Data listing
___

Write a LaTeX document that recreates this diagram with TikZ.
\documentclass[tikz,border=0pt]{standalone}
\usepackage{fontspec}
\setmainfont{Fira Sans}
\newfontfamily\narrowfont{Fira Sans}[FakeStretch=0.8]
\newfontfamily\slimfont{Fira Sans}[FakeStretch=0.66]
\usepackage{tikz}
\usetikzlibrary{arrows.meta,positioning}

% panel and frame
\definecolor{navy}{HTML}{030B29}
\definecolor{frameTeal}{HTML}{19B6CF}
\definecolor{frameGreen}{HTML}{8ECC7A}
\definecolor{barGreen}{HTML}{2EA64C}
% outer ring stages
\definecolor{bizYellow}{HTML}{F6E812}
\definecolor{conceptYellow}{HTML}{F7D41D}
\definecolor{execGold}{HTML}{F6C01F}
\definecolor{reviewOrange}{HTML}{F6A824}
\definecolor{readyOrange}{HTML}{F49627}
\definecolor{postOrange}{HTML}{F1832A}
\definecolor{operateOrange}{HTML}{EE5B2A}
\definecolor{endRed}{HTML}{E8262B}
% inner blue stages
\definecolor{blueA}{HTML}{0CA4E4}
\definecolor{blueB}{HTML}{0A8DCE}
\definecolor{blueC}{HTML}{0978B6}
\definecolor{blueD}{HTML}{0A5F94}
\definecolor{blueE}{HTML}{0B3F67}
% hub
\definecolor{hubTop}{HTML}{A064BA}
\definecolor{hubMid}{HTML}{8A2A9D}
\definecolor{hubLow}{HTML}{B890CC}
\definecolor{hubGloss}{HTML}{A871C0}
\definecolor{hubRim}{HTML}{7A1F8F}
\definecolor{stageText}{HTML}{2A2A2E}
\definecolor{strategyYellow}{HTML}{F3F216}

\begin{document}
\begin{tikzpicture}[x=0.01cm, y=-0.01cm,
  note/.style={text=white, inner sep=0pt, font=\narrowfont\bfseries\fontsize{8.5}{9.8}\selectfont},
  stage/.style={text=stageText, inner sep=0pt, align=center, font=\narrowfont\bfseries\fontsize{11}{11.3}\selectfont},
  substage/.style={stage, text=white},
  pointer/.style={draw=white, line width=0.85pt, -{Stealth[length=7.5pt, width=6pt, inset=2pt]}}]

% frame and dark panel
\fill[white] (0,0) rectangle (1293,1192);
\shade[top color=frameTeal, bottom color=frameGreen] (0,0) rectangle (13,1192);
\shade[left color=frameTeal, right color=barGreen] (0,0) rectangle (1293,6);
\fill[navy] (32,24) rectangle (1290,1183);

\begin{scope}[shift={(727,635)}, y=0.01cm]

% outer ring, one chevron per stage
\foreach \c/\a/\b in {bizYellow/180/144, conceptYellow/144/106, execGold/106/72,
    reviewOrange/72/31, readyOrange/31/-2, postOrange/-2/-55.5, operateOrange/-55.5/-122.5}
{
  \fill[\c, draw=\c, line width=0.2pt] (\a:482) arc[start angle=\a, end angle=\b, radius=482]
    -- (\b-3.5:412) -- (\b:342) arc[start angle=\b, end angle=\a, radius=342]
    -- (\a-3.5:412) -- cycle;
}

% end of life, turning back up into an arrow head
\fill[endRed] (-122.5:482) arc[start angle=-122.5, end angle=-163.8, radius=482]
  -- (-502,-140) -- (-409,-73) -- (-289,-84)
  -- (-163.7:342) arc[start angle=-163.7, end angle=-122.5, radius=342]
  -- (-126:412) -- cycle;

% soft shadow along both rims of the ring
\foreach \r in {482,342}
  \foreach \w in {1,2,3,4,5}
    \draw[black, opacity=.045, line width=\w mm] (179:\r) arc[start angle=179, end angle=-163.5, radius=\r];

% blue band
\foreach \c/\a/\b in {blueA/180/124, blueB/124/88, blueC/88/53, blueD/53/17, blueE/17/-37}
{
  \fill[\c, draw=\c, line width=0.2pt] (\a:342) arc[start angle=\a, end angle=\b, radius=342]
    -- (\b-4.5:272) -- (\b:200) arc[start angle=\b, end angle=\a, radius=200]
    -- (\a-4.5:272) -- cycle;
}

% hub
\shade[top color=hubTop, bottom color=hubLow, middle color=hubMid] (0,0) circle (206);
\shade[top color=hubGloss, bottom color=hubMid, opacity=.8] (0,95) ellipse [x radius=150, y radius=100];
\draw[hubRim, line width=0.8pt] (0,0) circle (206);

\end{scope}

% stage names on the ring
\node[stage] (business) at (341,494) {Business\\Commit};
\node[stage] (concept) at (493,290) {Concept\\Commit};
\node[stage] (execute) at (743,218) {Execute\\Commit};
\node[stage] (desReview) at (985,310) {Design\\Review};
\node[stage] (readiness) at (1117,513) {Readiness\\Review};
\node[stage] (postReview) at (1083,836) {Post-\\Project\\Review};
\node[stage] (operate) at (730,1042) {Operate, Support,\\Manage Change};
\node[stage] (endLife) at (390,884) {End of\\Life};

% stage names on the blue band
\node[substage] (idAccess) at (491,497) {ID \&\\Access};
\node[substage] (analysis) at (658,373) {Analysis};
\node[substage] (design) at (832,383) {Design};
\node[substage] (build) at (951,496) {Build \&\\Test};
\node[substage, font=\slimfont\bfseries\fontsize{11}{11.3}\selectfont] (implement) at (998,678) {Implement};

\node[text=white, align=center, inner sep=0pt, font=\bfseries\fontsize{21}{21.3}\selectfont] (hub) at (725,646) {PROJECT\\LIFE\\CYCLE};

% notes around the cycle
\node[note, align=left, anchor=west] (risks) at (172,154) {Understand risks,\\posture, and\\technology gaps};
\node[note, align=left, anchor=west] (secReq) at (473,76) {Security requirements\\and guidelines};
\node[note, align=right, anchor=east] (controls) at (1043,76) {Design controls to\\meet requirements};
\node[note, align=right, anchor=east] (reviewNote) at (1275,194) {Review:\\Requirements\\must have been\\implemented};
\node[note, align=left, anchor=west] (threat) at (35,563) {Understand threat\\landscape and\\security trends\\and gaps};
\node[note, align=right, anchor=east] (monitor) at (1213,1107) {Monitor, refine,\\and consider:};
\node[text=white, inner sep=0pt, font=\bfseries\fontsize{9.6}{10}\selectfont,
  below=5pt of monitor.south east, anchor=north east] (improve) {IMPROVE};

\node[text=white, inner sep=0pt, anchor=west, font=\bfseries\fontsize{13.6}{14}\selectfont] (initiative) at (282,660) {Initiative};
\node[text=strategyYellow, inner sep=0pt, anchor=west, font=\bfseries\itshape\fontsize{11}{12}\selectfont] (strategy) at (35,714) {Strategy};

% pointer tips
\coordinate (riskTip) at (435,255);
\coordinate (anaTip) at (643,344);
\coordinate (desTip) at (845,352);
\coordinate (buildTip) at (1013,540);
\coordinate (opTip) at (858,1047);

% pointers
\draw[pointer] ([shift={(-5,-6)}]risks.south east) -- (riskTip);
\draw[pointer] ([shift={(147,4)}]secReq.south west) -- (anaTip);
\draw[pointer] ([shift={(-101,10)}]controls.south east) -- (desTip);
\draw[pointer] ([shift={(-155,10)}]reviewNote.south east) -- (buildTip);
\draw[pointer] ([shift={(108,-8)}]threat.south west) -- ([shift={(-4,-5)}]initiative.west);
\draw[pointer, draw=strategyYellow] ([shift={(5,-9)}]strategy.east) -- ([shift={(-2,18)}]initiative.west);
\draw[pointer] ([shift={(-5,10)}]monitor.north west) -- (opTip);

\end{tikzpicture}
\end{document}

___

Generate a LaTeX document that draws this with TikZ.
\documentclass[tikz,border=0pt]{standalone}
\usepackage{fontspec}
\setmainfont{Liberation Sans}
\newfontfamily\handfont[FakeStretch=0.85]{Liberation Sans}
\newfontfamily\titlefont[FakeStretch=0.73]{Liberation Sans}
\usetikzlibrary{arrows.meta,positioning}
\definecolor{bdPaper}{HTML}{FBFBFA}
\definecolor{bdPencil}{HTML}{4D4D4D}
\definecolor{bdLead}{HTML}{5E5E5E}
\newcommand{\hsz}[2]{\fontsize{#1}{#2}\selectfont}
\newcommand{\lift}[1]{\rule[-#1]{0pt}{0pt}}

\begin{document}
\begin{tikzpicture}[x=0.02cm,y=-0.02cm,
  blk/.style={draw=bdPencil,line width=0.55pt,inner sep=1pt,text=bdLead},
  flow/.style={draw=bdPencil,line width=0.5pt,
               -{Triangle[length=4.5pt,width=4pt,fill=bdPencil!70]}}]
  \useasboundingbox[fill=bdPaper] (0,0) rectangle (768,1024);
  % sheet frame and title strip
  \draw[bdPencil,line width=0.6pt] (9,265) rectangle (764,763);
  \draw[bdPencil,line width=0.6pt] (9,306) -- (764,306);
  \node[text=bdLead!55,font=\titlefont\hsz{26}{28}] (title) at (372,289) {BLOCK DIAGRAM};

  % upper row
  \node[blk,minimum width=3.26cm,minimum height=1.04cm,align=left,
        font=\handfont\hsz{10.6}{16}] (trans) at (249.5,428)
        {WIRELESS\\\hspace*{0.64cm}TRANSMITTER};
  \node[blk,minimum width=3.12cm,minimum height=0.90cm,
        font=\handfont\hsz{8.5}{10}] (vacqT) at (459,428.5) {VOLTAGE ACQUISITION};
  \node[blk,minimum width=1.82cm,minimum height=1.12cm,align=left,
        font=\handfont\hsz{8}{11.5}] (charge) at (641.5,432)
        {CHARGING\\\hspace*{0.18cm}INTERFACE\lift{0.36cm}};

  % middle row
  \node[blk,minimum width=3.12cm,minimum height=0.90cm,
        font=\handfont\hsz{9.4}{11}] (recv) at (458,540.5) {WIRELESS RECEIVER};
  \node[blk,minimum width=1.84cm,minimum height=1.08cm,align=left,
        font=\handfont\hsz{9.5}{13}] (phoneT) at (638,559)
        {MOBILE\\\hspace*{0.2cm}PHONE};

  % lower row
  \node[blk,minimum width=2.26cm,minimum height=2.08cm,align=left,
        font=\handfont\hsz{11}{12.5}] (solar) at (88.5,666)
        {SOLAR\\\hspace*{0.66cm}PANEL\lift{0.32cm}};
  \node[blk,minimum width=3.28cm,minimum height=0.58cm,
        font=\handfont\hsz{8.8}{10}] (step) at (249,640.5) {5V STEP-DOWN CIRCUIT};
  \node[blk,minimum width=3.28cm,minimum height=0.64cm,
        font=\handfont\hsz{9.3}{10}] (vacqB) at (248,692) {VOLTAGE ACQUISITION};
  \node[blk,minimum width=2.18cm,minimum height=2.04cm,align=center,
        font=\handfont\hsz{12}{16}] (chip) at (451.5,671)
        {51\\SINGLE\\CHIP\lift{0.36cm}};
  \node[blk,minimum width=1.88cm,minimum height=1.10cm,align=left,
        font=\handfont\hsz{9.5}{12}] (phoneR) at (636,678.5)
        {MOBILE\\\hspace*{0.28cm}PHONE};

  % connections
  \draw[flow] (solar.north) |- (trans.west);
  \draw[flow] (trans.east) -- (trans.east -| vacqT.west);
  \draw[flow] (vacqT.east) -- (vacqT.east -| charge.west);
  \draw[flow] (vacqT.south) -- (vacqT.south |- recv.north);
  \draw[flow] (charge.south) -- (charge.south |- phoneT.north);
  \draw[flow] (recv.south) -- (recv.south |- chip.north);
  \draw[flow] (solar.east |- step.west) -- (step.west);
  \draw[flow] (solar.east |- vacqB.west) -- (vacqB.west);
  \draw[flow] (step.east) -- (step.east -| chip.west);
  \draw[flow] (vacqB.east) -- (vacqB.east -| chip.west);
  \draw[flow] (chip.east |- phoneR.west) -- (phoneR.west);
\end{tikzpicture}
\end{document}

___

◆ PROBLEM DESCRIPTION
Filter the listing above by the word "with"; copy each line that passes.

◆ EXPECTED ANSWER
Write a LaTeX document that recreates this diagram with TikZ.
Generate a LaTeX document that draws this with TikZ.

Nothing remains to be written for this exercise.